--- BEGIN ---
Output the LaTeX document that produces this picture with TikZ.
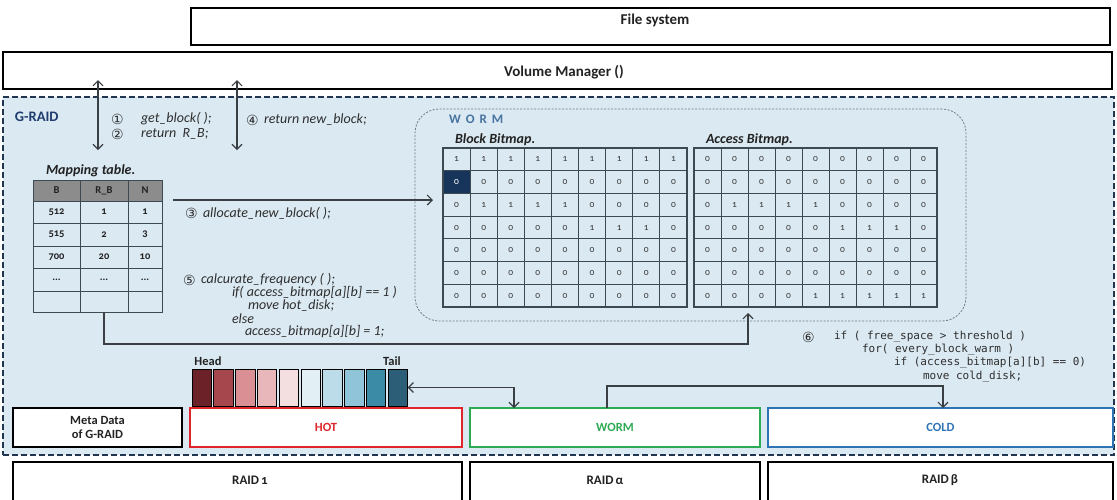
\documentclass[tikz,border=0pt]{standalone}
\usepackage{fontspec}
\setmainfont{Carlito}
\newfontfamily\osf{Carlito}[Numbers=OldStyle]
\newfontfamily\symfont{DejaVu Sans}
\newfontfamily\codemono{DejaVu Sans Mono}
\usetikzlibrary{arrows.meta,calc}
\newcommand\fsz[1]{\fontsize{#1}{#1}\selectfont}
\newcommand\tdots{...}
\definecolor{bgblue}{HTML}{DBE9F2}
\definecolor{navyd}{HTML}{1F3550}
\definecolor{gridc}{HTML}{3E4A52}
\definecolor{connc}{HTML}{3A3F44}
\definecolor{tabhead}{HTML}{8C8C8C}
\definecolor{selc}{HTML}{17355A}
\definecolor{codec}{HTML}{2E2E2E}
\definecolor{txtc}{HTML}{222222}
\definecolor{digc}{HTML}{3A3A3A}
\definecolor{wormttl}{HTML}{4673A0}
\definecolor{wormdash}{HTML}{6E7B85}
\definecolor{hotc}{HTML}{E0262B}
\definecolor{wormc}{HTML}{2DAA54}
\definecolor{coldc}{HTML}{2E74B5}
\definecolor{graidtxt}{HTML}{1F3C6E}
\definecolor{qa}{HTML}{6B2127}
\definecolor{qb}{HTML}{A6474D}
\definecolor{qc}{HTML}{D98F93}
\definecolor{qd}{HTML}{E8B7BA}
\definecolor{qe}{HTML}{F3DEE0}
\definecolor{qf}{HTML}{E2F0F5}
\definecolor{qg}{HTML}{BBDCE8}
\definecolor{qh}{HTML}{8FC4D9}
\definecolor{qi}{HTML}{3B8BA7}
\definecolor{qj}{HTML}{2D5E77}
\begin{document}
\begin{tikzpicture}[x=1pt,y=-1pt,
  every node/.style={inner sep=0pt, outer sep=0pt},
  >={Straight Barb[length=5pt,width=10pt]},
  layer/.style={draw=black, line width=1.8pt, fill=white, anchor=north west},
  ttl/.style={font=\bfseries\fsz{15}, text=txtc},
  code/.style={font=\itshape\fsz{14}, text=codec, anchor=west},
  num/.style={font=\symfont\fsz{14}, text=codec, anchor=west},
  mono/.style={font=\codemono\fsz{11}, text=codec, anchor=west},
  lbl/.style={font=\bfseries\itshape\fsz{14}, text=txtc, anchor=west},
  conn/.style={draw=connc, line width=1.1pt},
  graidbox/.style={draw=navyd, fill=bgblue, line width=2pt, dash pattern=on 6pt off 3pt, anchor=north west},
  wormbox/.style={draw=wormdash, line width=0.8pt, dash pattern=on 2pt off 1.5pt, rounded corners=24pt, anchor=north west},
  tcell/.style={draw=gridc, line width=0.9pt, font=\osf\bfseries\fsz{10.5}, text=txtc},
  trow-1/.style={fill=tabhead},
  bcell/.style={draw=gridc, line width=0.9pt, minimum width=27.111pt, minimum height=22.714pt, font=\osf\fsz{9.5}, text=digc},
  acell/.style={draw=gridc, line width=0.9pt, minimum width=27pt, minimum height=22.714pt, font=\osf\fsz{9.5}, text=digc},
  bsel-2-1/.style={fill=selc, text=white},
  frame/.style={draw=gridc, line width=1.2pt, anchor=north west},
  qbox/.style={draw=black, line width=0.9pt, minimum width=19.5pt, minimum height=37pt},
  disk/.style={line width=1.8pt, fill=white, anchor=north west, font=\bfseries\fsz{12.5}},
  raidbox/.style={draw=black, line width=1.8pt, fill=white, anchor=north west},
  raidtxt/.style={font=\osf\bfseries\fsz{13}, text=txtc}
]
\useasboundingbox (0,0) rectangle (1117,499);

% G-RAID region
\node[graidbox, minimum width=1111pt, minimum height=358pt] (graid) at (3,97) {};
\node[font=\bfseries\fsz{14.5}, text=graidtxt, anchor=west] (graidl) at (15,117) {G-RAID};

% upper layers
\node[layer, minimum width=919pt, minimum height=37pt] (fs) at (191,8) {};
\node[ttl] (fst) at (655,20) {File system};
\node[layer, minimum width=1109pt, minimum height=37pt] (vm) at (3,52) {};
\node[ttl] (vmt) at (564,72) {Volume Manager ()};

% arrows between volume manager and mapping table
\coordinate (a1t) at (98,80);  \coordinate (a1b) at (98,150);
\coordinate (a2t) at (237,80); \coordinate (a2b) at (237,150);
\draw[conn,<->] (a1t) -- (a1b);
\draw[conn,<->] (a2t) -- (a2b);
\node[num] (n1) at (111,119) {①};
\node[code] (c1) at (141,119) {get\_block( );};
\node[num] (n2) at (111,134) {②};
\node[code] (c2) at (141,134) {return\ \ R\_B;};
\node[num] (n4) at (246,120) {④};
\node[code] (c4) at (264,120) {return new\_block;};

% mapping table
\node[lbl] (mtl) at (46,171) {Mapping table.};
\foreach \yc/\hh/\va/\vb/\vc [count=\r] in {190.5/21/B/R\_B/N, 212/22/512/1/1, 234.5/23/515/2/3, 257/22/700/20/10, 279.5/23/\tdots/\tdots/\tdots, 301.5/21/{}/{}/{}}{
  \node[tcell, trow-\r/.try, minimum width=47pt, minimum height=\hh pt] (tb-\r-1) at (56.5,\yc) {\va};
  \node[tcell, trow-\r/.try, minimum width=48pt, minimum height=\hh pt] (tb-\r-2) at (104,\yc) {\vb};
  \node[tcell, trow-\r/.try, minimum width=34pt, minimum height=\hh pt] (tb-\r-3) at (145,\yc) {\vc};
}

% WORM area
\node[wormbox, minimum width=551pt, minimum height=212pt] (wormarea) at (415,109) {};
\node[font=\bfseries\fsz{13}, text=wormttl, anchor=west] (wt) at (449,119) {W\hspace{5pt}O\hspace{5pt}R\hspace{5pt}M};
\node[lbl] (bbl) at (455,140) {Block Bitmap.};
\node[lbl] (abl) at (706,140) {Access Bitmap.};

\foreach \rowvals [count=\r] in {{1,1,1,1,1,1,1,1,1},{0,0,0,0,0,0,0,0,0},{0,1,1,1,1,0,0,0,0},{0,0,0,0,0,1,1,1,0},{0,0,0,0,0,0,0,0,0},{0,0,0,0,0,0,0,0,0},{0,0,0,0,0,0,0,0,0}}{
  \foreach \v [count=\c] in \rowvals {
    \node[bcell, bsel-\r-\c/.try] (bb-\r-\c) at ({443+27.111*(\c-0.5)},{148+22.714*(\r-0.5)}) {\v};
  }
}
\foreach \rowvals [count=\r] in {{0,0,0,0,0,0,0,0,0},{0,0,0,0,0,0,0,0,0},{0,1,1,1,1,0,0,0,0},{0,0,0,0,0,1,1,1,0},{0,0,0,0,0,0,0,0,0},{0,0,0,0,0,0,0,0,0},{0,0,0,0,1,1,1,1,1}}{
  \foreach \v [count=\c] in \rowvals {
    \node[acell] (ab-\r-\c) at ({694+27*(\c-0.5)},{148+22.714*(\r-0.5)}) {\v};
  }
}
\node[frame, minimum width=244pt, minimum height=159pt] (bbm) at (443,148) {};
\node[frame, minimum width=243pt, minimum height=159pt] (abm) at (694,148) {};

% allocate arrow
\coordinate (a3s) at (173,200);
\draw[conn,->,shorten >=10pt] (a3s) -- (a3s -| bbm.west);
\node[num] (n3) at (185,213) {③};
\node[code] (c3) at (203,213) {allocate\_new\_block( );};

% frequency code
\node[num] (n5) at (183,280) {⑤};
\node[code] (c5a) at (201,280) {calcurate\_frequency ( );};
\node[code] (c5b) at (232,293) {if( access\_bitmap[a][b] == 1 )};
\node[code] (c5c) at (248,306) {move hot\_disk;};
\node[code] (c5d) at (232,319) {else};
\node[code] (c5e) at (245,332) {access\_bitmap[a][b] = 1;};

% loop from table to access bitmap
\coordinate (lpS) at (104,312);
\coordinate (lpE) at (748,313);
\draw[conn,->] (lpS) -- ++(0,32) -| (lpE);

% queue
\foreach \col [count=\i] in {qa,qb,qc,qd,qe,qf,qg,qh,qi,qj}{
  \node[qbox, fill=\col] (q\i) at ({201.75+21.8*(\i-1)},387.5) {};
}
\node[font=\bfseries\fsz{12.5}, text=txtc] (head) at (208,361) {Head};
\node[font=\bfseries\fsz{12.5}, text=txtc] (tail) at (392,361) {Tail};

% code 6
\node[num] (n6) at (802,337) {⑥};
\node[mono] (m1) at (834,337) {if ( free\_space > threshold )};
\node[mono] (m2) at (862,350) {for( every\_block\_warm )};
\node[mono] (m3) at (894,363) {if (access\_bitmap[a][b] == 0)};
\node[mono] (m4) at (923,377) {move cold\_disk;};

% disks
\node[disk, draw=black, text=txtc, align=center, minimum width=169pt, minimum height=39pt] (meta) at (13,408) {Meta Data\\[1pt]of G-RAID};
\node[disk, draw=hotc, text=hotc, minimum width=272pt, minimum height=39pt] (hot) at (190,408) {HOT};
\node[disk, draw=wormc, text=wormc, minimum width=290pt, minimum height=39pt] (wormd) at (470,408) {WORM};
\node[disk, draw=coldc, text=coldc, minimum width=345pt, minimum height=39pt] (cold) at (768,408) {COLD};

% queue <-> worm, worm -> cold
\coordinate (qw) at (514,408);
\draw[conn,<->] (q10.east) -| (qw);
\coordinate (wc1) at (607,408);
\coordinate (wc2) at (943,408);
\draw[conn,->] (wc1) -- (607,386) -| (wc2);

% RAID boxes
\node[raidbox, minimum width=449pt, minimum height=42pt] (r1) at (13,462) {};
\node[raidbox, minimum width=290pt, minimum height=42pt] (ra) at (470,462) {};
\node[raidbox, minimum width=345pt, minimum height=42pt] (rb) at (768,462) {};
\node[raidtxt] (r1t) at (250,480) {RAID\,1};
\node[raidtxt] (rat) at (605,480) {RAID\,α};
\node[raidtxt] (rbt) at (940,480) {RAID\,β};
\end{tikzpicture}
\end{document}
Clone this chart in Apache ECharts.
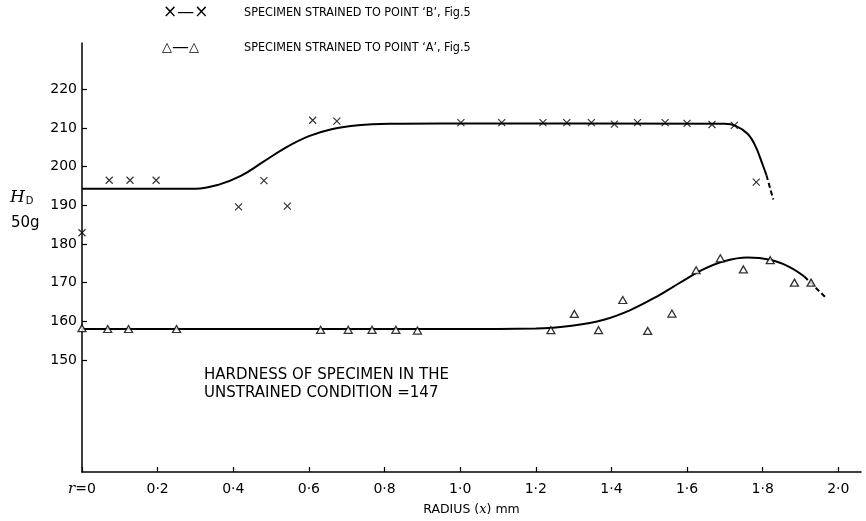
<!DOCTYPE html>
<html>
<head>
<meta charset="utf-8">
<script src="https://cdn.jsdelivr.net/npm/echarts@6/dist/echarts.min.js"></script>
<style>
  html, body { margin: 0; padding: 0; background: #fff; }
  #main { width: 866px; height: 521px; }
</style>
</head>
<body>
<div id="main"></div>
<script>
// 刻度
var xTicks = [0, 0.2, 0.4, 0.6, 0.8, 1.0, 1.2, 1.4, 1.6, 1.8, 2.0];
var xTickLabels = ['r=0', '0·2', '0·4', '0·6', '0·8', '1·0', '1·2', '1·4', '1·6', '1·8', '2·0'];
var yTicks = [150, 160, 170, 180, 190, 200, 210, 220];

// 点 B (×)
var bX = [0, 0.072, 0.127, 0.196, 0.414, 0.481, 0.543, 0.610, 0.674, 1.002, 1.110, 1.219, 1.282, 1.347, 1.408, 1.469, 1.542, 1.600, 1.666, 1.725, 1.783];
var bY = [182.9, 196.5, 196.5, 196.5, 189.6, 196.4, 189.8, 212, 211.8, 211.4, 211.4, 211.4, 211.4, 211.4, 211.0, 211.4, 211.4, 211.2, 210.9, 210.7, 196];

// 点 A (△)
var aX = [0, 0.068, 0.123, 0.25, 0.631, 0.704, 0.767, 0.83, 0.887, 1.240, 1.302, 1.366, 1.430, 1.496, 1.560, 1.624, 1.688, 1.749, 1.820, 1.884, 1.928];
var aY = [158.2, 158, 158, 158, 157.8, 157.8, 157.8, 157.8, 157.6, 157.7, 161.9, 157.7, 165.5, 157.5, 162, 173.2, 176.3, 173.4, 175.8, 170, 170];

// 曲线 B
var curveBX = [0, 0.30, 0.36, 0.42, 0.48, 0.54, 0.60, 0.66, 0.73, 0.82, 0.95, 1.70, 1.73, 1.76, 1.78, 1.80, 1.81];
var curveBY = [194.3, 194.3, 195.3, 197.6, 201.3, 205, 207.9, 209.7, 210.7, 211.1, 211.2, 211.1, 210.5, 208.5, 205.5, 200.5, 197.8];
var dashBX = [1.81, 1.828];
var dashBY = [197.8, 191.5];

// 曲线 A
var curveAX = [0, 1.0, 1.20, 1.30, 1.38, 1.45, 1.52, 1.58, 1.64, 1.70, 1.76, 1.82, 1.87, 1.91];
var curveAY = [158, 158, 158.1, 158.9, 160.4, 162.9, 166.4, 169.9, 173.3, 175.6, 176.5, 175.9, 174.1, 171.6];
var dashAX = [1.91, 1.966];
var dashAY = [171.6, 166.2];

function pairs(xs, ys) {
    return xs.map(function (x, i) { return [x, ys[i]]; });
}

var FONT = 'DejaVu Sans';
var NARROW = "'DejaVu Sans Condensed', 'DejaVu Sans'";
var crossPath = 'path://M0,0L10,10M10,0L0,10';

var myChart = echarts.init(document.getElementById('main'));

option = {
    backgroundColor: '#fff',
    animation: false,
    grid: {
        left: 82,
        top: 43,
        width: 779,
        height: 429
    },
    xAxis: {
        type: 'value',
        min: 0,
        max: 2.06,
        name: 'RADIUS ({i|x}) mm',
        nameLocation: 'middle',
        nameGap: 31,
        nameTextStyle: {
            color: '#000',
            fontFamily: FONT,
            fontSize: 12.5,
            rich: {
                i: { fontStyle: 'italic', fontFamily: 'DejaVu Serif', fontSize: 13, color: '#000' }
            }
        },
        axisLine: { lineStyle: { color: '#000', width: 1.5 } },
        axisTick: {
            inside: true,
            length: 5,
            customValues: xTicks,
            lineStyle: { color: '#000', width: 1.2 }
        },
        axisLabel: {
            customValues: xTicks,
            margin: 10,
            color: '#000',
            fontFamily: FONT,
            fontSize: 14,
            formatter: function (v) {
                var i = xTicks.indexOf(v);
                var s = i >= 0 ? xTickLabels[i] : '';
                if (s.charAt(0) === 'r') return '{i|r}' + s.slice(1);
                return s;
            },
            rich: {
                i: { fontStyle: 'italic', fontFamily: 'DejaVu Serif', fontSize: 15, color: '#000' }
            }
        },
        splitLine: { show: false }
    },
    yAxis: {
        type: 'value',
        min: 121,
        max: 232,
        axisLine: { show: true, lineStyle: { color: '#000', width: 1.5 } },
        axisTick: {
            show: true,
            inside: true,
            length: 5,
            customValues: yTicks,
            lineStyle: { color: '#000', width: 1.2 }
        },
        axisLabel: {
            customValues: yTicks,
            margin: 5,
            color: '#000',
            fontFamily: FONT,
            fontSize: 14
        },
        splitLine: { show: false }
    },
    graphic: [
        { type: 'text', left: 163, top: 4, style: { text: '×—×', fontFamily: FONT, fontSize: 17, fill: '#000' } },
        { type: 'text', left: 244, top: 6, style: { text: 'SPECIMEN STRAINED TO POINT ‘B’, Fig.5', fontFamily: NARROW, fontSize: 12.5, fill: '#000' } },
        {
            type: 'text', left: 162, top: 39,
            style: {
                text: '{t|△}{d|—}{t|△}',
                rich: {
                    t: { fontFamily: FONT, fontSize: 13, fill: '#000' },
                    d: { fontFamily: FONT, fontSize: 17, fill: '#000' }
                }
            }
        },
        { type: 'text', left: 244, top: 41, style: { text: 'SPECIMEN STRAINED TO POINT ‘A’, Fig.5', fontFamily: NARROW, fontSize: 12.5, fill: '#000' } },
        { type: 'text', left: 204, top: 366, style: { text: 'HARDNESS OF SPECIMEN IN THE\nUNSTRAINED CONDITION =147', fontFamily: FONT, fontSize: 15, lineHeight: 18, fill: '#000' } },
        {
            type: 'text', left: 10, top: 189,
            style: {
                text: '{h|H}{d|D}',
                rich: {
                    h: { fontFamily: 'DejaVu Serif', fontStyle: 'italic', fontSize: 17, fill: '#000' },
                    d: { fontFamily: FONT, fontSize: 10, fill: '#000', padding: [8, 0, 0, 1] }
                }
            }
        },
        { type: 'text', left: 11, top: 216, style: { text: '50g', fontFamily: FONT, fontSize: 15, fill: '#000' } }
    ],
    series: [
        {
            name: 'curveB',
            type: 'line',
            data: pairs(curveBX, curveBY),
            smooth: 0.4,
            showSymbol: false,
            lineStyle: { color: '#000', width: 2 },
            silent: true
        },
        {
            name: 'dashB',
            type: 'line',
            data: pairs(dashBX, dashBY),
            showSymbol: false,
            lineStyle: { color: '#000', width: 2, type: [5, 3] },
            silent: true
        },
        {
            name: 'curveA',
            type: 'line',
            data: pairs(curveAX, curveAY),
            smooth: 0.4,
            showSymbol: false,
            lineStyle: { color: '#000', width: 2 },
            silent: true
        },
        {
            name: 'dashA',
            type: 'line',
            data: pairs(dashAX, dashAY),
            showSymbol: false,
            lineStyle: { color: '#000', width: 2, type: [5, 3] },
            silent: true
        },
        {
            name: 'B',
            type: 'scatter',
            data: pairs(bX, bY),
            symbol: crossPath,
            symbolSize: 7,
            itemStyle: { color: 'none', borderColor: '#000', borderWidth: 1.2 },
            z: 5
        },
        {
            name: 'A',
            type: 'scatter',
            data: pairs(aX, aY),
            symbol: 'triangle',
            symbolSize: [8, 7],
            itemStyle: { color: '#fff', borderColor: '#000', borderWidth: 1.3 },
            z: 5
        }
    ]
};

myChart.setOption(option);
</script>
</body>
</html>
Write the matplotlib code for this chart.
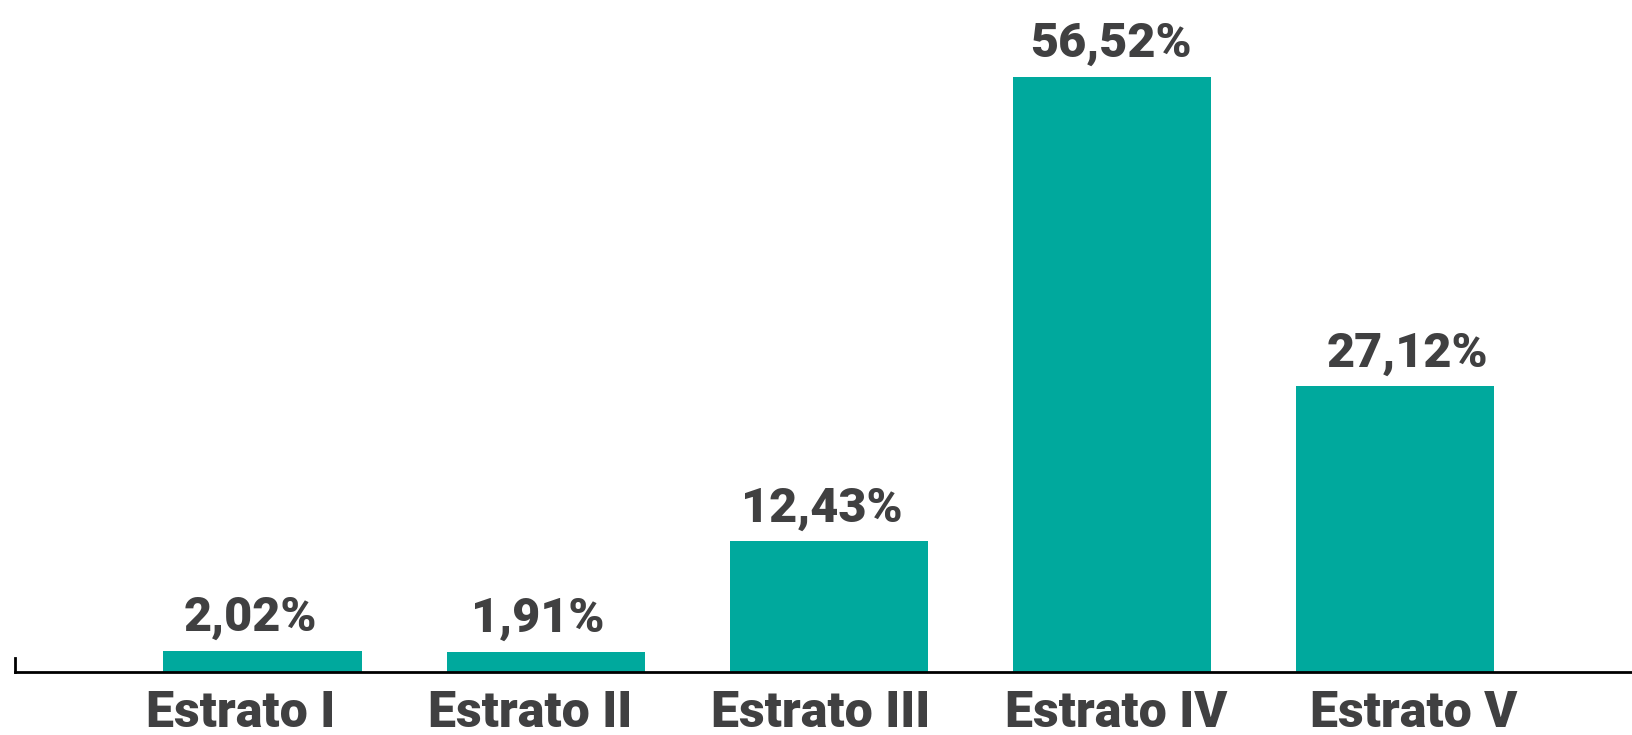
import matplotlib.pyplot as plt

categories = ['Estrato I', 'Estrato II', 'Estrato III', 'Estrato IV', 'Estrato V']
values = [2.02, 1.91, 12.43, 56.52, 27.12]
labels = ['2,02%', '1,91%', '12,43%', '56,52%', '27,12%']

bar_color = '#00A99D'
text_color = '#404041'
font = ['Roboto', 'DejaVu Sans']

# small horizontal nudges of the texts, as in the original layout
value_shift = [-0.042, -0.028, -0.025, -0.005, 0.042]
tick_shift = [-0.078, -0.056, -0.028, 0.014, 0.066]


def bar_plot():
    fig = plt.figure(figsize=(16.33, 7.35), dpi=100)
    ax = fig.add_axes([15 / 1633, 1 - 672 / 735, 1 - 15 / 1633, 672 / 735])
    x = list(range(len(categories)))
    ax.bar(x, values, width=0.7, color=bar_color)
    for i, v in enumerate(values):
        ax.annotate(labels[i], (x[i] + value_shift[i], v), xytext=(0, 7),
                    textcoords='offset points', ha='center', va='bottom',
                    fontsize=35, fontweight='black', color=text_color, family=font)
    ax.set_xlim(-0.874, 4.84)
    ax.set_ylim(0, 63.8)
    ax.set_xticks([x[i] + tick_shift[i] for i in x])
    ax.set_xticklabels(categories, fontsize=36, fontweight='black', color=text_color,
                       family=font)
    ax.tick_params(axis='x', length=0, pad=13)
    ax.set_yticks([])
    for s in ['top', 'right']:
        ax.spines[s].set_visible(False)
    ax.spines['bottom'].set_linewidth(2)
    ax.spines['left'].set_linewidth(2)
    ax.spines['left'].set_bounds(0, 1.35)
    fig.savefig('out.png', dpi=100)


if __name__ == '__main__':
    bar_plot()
--- END ---
- [Stated goal]:
Starting at the line that contains "Clone this chart in Apache ECharts." and stopping after the line that contains "210.9, 210.7, 196];", copy every line exactly. Leave any pictures behind.

- [Completed exercise]:
Clone this chart in Apache ECharts.
<!DOCTYPE html>
<html>
<head>
<meta charset="utf-8">
<script src="https://cdn.jsdelivr.net/npm/echarts@6/dist/echarts.min.js"></script>
<style>
  html, body { margin: 0; padding: 0; background: #fff; }
  #main { width: 866px; height: 521px; }
</style>
</head>
<body>
<div id="main"></div>
<script>
// 刻度
var xTicks = [0, 0.2, 0.4, 0.6, 0.8, 1.0, 1.2, 1.4, 1.6, 1.8, 2.0];
var xTickLabels = ['r=0', '0·2', '0·4', '0·6', '0·8', '1·0', '1·2', '1·4', '1·6', '1·8', '2·0'];
var yTicks = [150, 160, 170, 180, 190, 200, 210, 220];

// 点 B (×)
var bX = [0, 0.072, 0.127, 0.196, 0.414, 0.481, 0.543, 0.610, 0.674, 1.002, 1.110, 1.219, 1.282, 1.347, 1.408, 1.469, 1.542, 1.600, 1.666, 1.725, 1.783];
var bY = [182.9, 196.5, 196.5, 196.5, 189.6, 196.4, 189.8, 212, 211.8, 211.4, 211.4, 211.4, 211.4, 211.4, 211.0, 211.4, 211.4, 211.2, 210.9, 210.7, 196];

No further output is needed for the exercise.